Elevator sold to local purchasers
Published 12:00 am Friday, August 6, 1999
BLOOMING PRAIRIE – Members of Farmers Cooperative Elevator Association can breathe a collective sigh of relief.
Friday, August 06, 1999
BLOOMING PRAIRIE – Members of Farmers Cooperative Elevator Association can breathe a collective sigh of relief.
A buyer stepped forward Thursday to purchase the grain elevator and keep it open.
The elevator opened in 1895, and is the area’s last independent business of its kind in the area.
"I don’t think we’re going to regret what we did," said Rick Klemmensen, member and president of the association’s board of directors.

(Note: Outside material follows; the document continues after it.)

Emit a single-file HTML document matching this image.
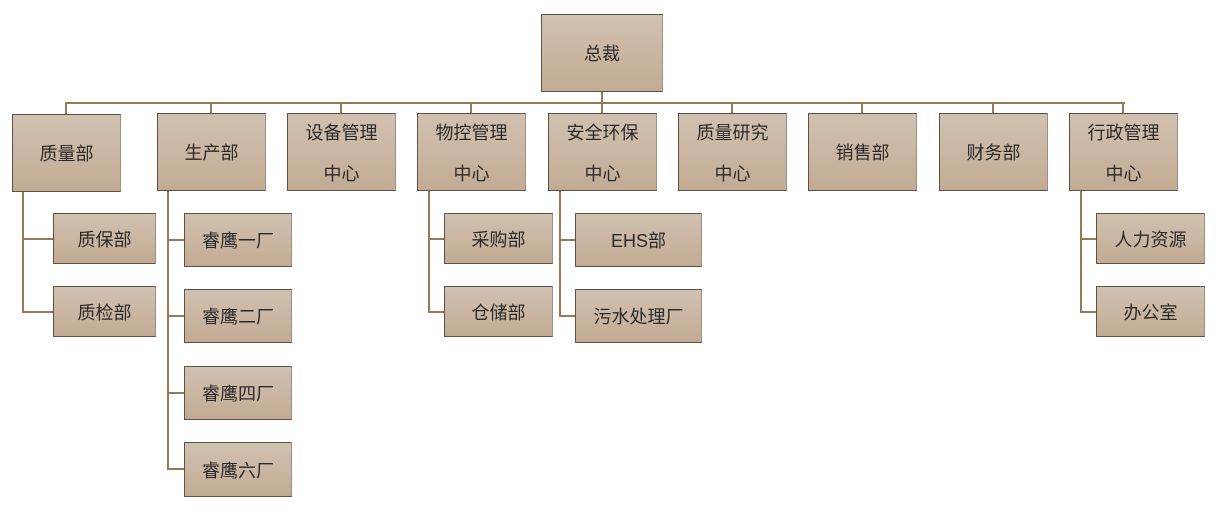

The new owner, Blooming Prairie Grain, is a group of nine area grain farmers headed by Jim O’Connor. The purchase price was $240,000 for the facility, its equipment and all stock in the association.

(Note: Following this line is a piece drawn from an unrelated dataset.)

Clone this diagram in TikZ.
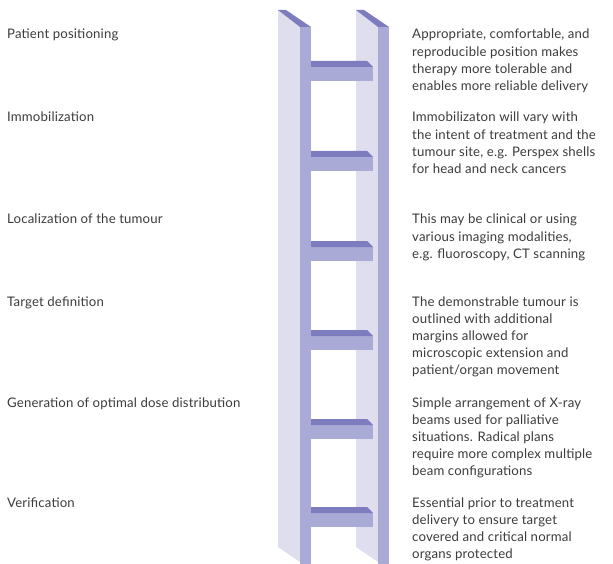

"This elevator cannot be closed. It will not be closed," O’Connor said, when his successful bid was announced to members at a special meeting at the Blooming Prairie Servicemen’s Club Thursday night.

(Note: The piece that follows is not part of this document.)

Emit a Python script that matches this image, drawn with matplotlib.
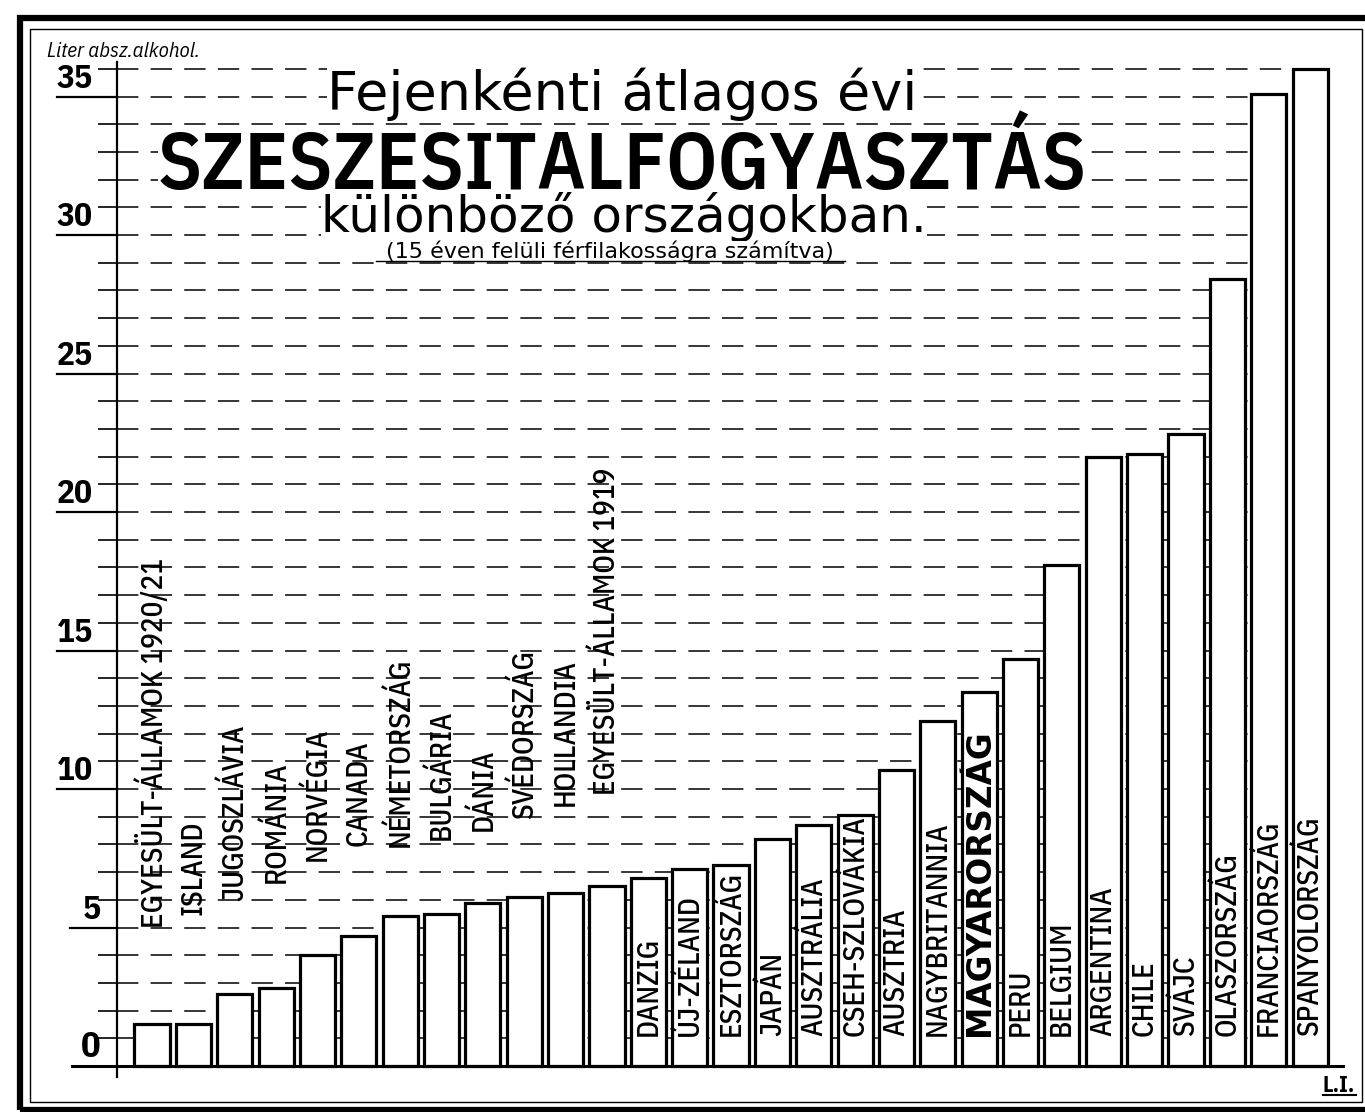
import matplotlib.pyplot as plt
from matplotlib.patches import Rectangle

countries = [
    "EGYESÜLT-ÁLLAMOK 1920/21", "ISLAND", "JUGOSZLÁVIA", "ROMÁNIA", "NORVÉGIA",
    "CANADA", "NÉMETORSZÁG", "BULGÁRIA", "DÁNIA", "SVÉDORSZÁG", "HOLLANDIA",
    "EGYESÜLT-ÁLLAMOK 1919", "DANZIG", "ÚJ-ZÉLAND", "ESZTORSZÁG", "JAPÁN",
    "AUSZTRÁLIA", "CSEH-SZLOVÁKIA", "AUSZTRIA", "NAGYBRITANNIA", "MAGYARORSZÁG",
    "PERU", "BELGIUM", "ARGENTINA", "CHILE", "SVÁJC", "OLASZORSZÁG",
    "FRANCIAORSZÁG", "SPANYOLORSZÁG",
]
# liter absolute alcohol per head (men over 15)
consumption = [
    1.5, 1.5, 2.6, 2.8, 4.0, 4.7, 5.4, 5.5, 5.9, 6.1, 6.25, 6.5,
    6.8, 7.1, 7.25, 8.2, 8.7, 9.05, 10.7, 12.45, 13.5, 14.7,
    18.1, 22.0, 22.1, 22.8, 28.4, 35.1, 36.0,
]
y_labels = [0, 5, 10, 15, 20, 25, 30, 35]

# where the country names start (first 12 stand above their bars)
label_base = [5.0, 5.45, 5.95, 6.6, 7.4, 7.95, 7.9, 8.15, 8.5, 8.9, 9.4, 9.8] + [1.1] * 17

W, H = 1365, 1112
COND = ['IBM Plex Sans Condensed', 'DejaVu Sans']


def fx(px):
    return px / W


def fy(py):
    return 1 - py / H


def dx(px):
    # pixel column -> bar index coordinate
    return (px - 152) / 41.36


fig = plt.figure(figsize=(W / 100, H / 100), dpi=100, facecolor='white')
ax = fig.add_axes([fx(117), fy(1077), fx(1343) - fx(117), fy(62) - fy(1077)])
ax.set_xlim(dx(117), dx(1343))
ax.set_ylim(-11 / 27.7, (1066 - 62) / 27.7)
ax.set_facecolor('white')

for s in ['top', 'right', 'bottom']:
    ax.spines[s].set_visible(False)
ax.spines['left'].set_linewidth(1.6)
ax.set_xticks([])
ax.set_yticks(range(0, 37))
ax.set_yticklabels([])
ax.tick_params(axis='y', direction='out', length=14, width=1.2)

# dashed rulings every litre
ax.hlines(range(1, 37), dx(117), dx(1328), colors='black', linewidth=1.1,
          linestyles=(0, (14, 8)), zorder=1)
ax.plot([dx(72), dx(1343)], [0, 0], color='black', lw=2.2, clip_on=False, zorder=4)

x = list(range(len(countries)))
ax.bar(x, consumption, width=0.85, color='white', edgecolor='black',
       linewidth=2.3, zorder=3)

# y labels, underlined
for v in y_labels:
    right = 93 if v >= 10 else 101
    ax.text(dx(right), v + 0.06, str(v), ha='right', va='bottom',
            fontsize=26 if v == 0 else 24, fontweight='bold', family=COND, clip_on=False)
    if v > 0:
        left = 57 if v >= 10 else 70
        ax.plot([dx(left), dx(117)], [v, v], color='black', lw=1.6, clip_on=False)

for i, (name, base) in enumerate(zip(countries, label_base)):
    if name == "MAGYARORSZÁG":
        ax.text(i, base, name, rotation=90, ha='center', va='bottom',
                fontsize=23.5, fontweight='bold', family='DejaVu Sans', zorder=5)
    else:
        ax.text(i, base, name, rotation=90, ha='center', va='bottom',
                fontsize=21, fontweight=500, family=COND, zorder=5)

white = dict(facecolor='white', edgecolor='none', pad=0)
fig.text(fx(47), fy(57), "Liter absz.alkohol.", style='italic', fontsize=15,
         family=COND, va='baseline')
fig.text(fx(622), fy(110), "Fejenkénti átlagos évi", ha='center', va='baseline',
         fontsize=39, family='DejaVu Sans', bbox=white)
fig.text(fx(622), fy(189), "SZESZESITALFOGYASZTÁS", ha='center', va='baseline',
         fontsize=58, fontweight=600, family=COND, bbox=white)
fig.text(fx(624), fy(232), "különböző országokban.", ha='center', va='baseline',
         fontsize=36, family='DejaVu Sans', bbox=white)
fig.text(fx(610), fy(258), "(15 éven felüli férfilakosságra számítva)",
         ha='center', va='baseline', fontsize=16, family='DejaVu Sans', bbox=white)
fig.lines.append(plt.Line2D([fx(376), fx(845)], [fy(261), fy(261)],
                            transform=fig.transFigure, color='black', lw=1, zorder=6))

fig.text(fx(1355), fy(1092), "L.I.", ha='right', va='baseline', fontsize=16,
         fontweight='bold', family=COND)
fig.lines.append(plt.Line2D([fx(1323), fx(1356)], [fy(1095), fy(1095)],
                            transform=fig.transFigure, color='black', lw=1.5))

# double frame round the sheet
fig.patches.append(Rectangle((fx(20), fy(1110)), fx(1370) - fx(20), fy(18) - fy(1110),
                             transform=fig.transFigure, fill=False, lw=4.5, ec='black'))
fig.patches.append(Rectangle((fx(30), fy(1102)), fx(1362) - fx(30), fy(29) - fy(1102),
                             transform=fig.transFigure, fill=False, lw=1.0, ec='black'))

fig.savefig('out.png', dpi=100, facecolor='white')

O’Connor immediately outlined several goals the new owners have for the elevator located along U.S. Highway 218 in Blooming Prairie. They include improving the image of the business, increasing storage capacity, offering competitive bids for farmers’ grain, retaining management and employees, working to guarantee a "little return" on the investment of the owners, creating new job opportunities for employees, expanding to use high-technology "probe" equipment to test grain and improving the business offices and "Absolutely no speculation contracts."
The latter and specifically the hedge-to-arrive debacle of the mid-1990s was blamed for financially strangling the Farmers Cooperative Elevator Association in debt and forcing the sale.
Forty-eight hours earlier also at the Servicemen’s Club, Klemmensen and other directors faced a grim-faced crowd of members to explain the situation.
With short-term debt of $942,882 and long-term debt of $274,000, the writing — in red ink — was on the wall about the elevator’s future, the directors told the members Tuesday night.
Huge interest payments on HTA contracts were draining the elevator of its financial reserves. Coupled with grain price uncertainties and fierce competition, the directors asked the members to approve liquidation of the business and seeking a buyer.
By a 46-to-9 paper ballot vote, they agreed with the directors.
Klemmensen set a deadline of 5 p.m. Thursday for bids and three were received.
In explaining the directors’ choice of Blooming Prairie Grain’s bid, Klemmensen told the directors, "We hope what we have done will meet your approval. Only time will tell."
O’Connor said he formed a group of investors because, "Nobody else was stepping up to the plate."
HTA grain will be allowed to run through the elevator to help the cooperative collect its debt.
With the harvest coming soon this fall, the elevator’s storage bins are currently full, but grain will be accepted, according to O’Connor, "as soon as the train comes to haul some to the river."
O’Connor has farmed in the Blooming Prairie area for 15 years and, he admitted, "I’ve had some heartache and learned a few lessons.
"All I’m asking for is to give us a chance," he said. "We’re going to keep this elevator locally owned and operated."
He also said the community of Blooming Prairie must make an attitude adjustment.
"It’s the farmer who keeps the community here. It’s agriculture," he said. "It’s high time that the community of Blooming Prairie understand that."
Pending state approval of licensing and bonding, the transaction will be approved Aug. 31 only a day before the cooperative’s largest creditor, a St. Paul bank, was due to call in its near-$1-million loan to the elevator.